EC School was established in Malta in 1991 by Marguerite Mangion of Chiswick House School, in response to a growing demand for quality language schools on the island. EC's initial aim was to provide holistic quality English language programmes to its students and to focus on attracting those students through agent networks, a goal it achieved by 1996. In 1997, Andrew Mangion took over as Chief Executive. EC chose to expand through acquisition and acquired schools with similar ideals, including House of English in Brighton in 2002 and Cambridge Centre for English Studies in Cambridge in 2004; becoming EC Group.
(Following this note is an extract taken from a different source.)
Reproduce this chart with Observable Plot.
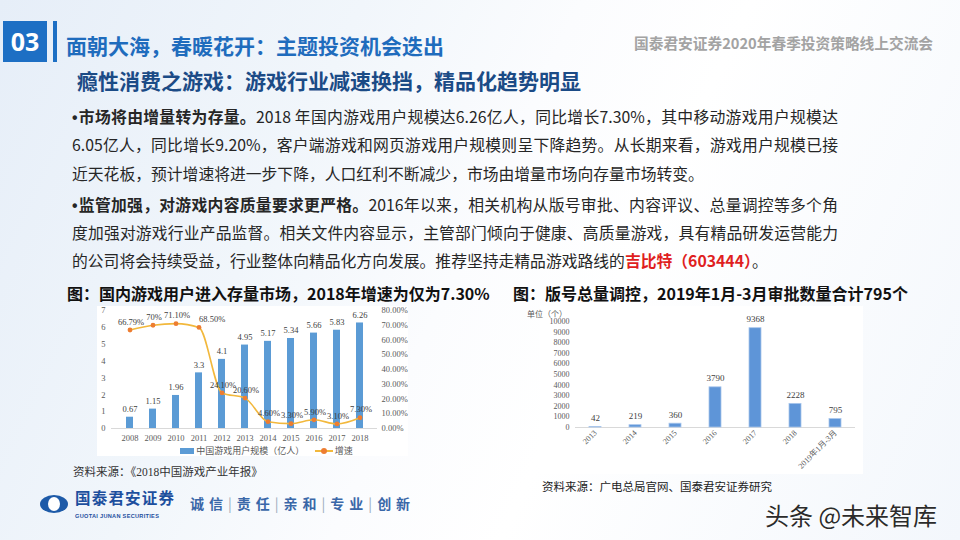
<!DOCTYPE html>
<html><head><meta charset="utf-8">
<script src="https://cdn.jsdelivr.net/npm/d3@7"></script>
<script src="https://cdn.jsdelivr.net/npm/@observablehq/plot@0.6"></script>
<style>
html,body{margin:0;padding:0;}
body{width:960px;height:540px;position:relative;overflow:hidden;font-family:"Noto Sans CJK SC","Noto Sans",sans-serif;
background:linear-gradient(115deg,#e6eef8 0%,#f1f6fb 30%,#fbfcfe 48%,#ffffff 62%,#f3f7fc 100%);}
.abs{position:absolute;white-space:nowrap;}
.line{position:absolute;left:72px;width:766px;font-size:15.8px;line-height:20px;color:#262626;text-align:justify;text-align-last:justify;white-space:nowrap;}
.line.last{text-align-last:left;}
.bul{font-family:"Liberation Sans",sans-serif;font-weight:bold;margin-right:1px;}
.panel{position:absolute;background:#fff;}
.leg{font-family:"Liberation Serif","Noto Sans CJK SC",serif;font-size:9px;color:#595959;}
</style></head>
<body>
<div class="abs" style="left:3px;top:21px;width:44px;height:41px;background:#1d6fc4;color:#fff;font:bold 25px/41px 'Open Sans','Noto Sans',sans-serif;text-align:center;">03</div>
<div class="abs" style="left:53px;top:21px;width:4px;height:41px;background:#1d6fc4;"></div>
<div class="abs" style="left:66px;top:31px;font-weight:bold;font-size:21px;line-height:28px;color:#1f6cbd;">面朝大海，春暖花开：主题投资机会迭出</div>
<div class="abs" style="left:634px;top:34px;font-weight:bold;font-size:14.7px;line-height:18px;color:#a3a3a3;">国泰君安证券2020年春季投资策略线上交流会</div>
<div class="abs" style="left:77px;top:66px;font-weight:bold;font-size:21px;line-height:28px;color:#1b4b86;">瘾性消费之游戏：游戏行业减速换挡，精品化趋势明显</div>

<div class="line" style="top:107px;"><span class="bul">•</span><b>市场将由增量转为存量。</b>2018 年国内游戏用户规模达6.26亿人，同比增长7.30%，其中移动游戏用户规模达</div>
<div class="line" style="top:135px;">6.05亿人，同比增长9.20%，客户端游戏和网页游戏用户规模则呈下降趋势。从长期来看，游戏用户规模已接</div>
<div class="line last" style="top:164px;">近天花板，预计增速将进一步下降，人口红利不断减少，市场由增量市场向存量市场转变。</div>
<div class="line" style="top:195px;"><span class="bul">•</span><b>监管加强，对游戏内容质量要求更严格。</b>2016年以来，相关机构从版号审批、内容评议、总量调控等多个角</div>
<div class="line" style="top:223px;">度加强对游戏行业产品监督。相关文件内容显示，主管部门倾向于健康、高质量游戏，具有精品研发运营能力</div>
<div class="line last" style="top:251px;">的公司将会持续受益，行业整体向精品化方向发展。推荐坚持走精品游戏路线的<b style="color:#e01f1f;">吉比特（603444）</b>。</div>

<div class="abs" style="left:67px;top:283px;font-weight:bold;font-size:16px;line-height:20px;color:#111;">图：国内游戏用户进入存量市场，2018年增速为仅为7.30%</div>
<div class="abs" style="left:513px;top:283px;font-weight:bold;font-size:16px;line-height:20px;color:#111;">图：版号总量调控，2019年1月-3月审批数量合计795个</div>

<div class="panel" style="left:97px;top:306px;width:311px;height:150px;"></div>
<div class="panel" style="left:540px;top:306px;width:323px;height:168px;"></div>

<div id="c1" class="abs" style="left:90px;top:300px;"></div>
<div id="c2" class="abs" style="left:90px;top:300px;"></div>
<div id="c3" class="abs" style="left:520px;top:300px;"></div>

<div class="abs leg" style="left:180px;top:444px;line-height:12px;">
<span style="display:inline-block;width:14px;height:6px;background:#5b9bd5;vertical-align:middle;"></span>
<span style="vertical-align:middle;">中国游戏用户规模（亿人）</span>
<span style="display:inline-block;width:18px;height:2px;background:#f2b83c;vertical-align:middle;margin-left:8px;position:relative;"><span style="position:absolute;left:6px;top:-2px;width:6px;height:6px;border-radius:3px;background:#ed7d31;"></span></span>
<span style="vertical-align:middle;">增速</span>
</div>
<div class="abs leg" style="left:527px;top:308px;font-size:8px;">单位（个）</div>

<div class="abs" style="left:73px;top:463px;font-family:'Liberation Serif','Noto Sans CJK SC',serif;font-size:11.5px;color:#333;">资料来源：《2018中国游戏产业年报》</div>
<div class="abs" style="left:542px;top:478px;font-size:11.5px;color:#222;">资料来源：广电总局官网、国泰君安证券研究</div>

<div class="abs" style="left:40px;top:495px;width:28px;height:18px;border-radius:50%;background:#1d5aa8;"></div>
<div class="abs" style="left:48px;top:497px;width:12px;height:14px;border-radius:50%;background:#fff;"></div>
<div class="abs" style="left:75px;top:489px;font-weight:bold;font-size:15.5px;line-height:16px;color:#1d4f9e;letter-spacing:1.2px;">国泰君安证券</div>
<div class="abs" style="left:75px;top:513px;font-size:5.6px;line-height:6px;color:#1d4f9e;font-family:'Liberation Sans',sans-serif;font-weight:bold;letter-spacing:0.3px;">GUOTAI JUNAN SECURITIES</div>
<div class="abs" style="left:190px;top:494px;font-weight:bold;font-size:14px;line-height:18px;color:#3a67a8;letter-spacing:5px;">诚信<span style="color:#9ab;font-weight:normal;">|</span>责任<span style="color:#9ab;font-weight:normal;">|</span>亲和<span style="color:#9ab;font-weight:normal;">|</span>专业<span style="color:#9ab;font-weight:normal;">|</span>创新</div>
<div class="abs" style="left:765px;top:501px;font-size:24px;line-height:28px;color:#2b2b2b;text-shadow:0 0 2px #fff,0 0 2px #fff;">头条 @未来智库</div>

<script>
// ---- data ----
const years = ["2008","2009","2010","2011","2012","2013","2014","2015","2016","2017","2018"];
const users = [0.67, 1.15, 1.96, 3.3, 4.1, 4.95, 5.17, 5.34, 5.66, 5.83, 6.26];
const userLabels = ["0.67","1.15","1.96","3.3","4.1","4.95","5.17","5.34","5.66","5.83","6.26"];
const growth = [66.79, 70, 71.10, 68.50, 24.10, 20.60, 4.60, 3.30, 5.90, 3.10, 7.30];
const growthLabels = ["66.79%","70%","71.10%","68.50%","24.10%","20.60%","4.60%","3.30%","5.90%","3.10%","7.30%"];
const leftTicks = [0,1,2,3,4,5,6,7];
const rightTicks = [0,10,20,30,40,50,60,70,80];

const periods = ["2013","2014","2015","2016","2017","2018","2019年1月-3月"];
const approvals = [42, 219, 360, 3790, 9368, 2228, 795];
const approvalTicks = [0,1000,2000,3000,4000,5000,6000,7000,8000,9000,10000];

// ---- tables ----
const t1 = years.map((y,i)=>({year:y, users:users[i], ul:userLabels[i], growth:growth[i], gl:growthLabels[i],
  cliff: i < growth.length-1 && growth[i] - growth[i+1] > 20}));
const t2 = periods.map((p,i)=>({period:p, value:approvals[i]}));

const serif = "'Liberation Serif','Noto Sans CJK SC',serif";
const dims = {width:330, height:150, marginLeft:21, marginRight:43, marginTop:10, marginBottom:22};
const xBand = {type:"band", domain:years, paddingInner:0.7, paddingOuter:0.5, label:null, tickSize:0, tickPadding:6};
const st = {background:"transparent", fontFamily:serif, fontSize:"8.5px", color:"#595959"};

const p1 = Plot.plot({
  ...dims, style: st,
  x: xBand,
  y: {domain:[0,7], ticks:leftTicks, tickSize:0, tickPadding:6, label:null, tickFormat:d3.format("d")},
  marks:[
    Plot.ruleY([0], {stroke:"#d9d9d9"}),
    Plot.barY(t1, {x:"year", y:"users", fill:"#5b9bd5"}),
    Plot.text(t1, {x:"year", y:"users", text:"ul", dy:-8, fill:"#404040", fontSize:8.5})
  ]
});
document.getElementById("c1").appendChild(p1);

const p2 = Plot.plot({
  ...dims, style: st,
  x: {...xBand, axis:null},
  y: {domain:[0,80], axis:"right", ticks:rightTicks, tickSize:0, tickPadding:4, label:null, tickFormat:d=>d.toFixed(2)+"%"},
  marks:[
    Plot.line(t1, {x:"year", y:"growth", stroke:"#f2b83c", strokeWidth:1.6, curve:"monotone-x"}),
    Plot.dot(t1, {x:"year", y:"growth", r:2.4, fill:"#ed7d31"}),
    Plot.text(t1, {filter:d=>!d.cliff, x:"year", y:"growth", text:"gl", dy:-8, dx:1, fill:"#404040", fontSize:8.5}),
    Plot.text(t1, {filter:d=>d.cliff, x:"year", y:"growth", text:"gl", dy:-8, dx:0, textAnchor:"start", fill:"#404040", fontSize:8.5})
  ]
});
document.getElementById("c2").appendChild(p2);

const p3 = Plot.plot({
  width:350, height:185, marginLeft:55, marginRight:15, marginTop:21, marginBottom:58,
  style:{background:"transparent", fontFamily:serif, fontSize:"8px", color:"#595959"},
  x: {type:"band", domain:periods, paddingInner:0.7, paddingOuter:0.35, label:null, tickSize:0, tickPadding:4, tickRotate:-45},
  y: {domain:[0,10000], ticks:approvalTicks, tickSize:0, tickPadding:6, label:null, tickFormat:d3.format("d")},
  marks:[
    Plot.ruleY([0], {stroke:"#d9d9d9"}),
    Plot.barY(t2, {x:"period", y:"value", fill:"#5e95d8", stroke:"#a9c6ec", strokeWidth:0.8}),
    Plot.text(t2, {x:"period", y:"value", text:d=>String(d.value), dy:-9, fill:"#404040", fontSize:9})
  ]
});
document.getElementById("c3").appendChild(p3);
</script>
</body></html>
In 2004, the company hosted over 11,000 students in all its schools and it has plans for further growth in 2005 with new centres in the UK and Malta in the pipeline.
Maximilian Berlitz opened his first school in the USA in 1878. He opened a second in Boston, MA in 1881 and then, in 1888, launched a school in Berlin, Germany. Between 1900 and 1914, Berlitz schools appeared in four different continents. In 1966, Berlitz was bought by Macmillan Inc. and in 1988, Maxwell Communication Corporation took over Macmillan. In 1989, Berlitz International, Inc. went public. In 1993, Fukutake Publishing, now Benesse Corporation, acquired a majority share in Berlitz. In 1996, Berlitz launched its franchise programme, and in 1997, it acquired ELS Language Services, which has locations throughout the USA. In 2001, Benesse took 100 per cent ownership of the company. In 2004, Berlitz taught around 200,000 students in 500-plus locations in 63 countries.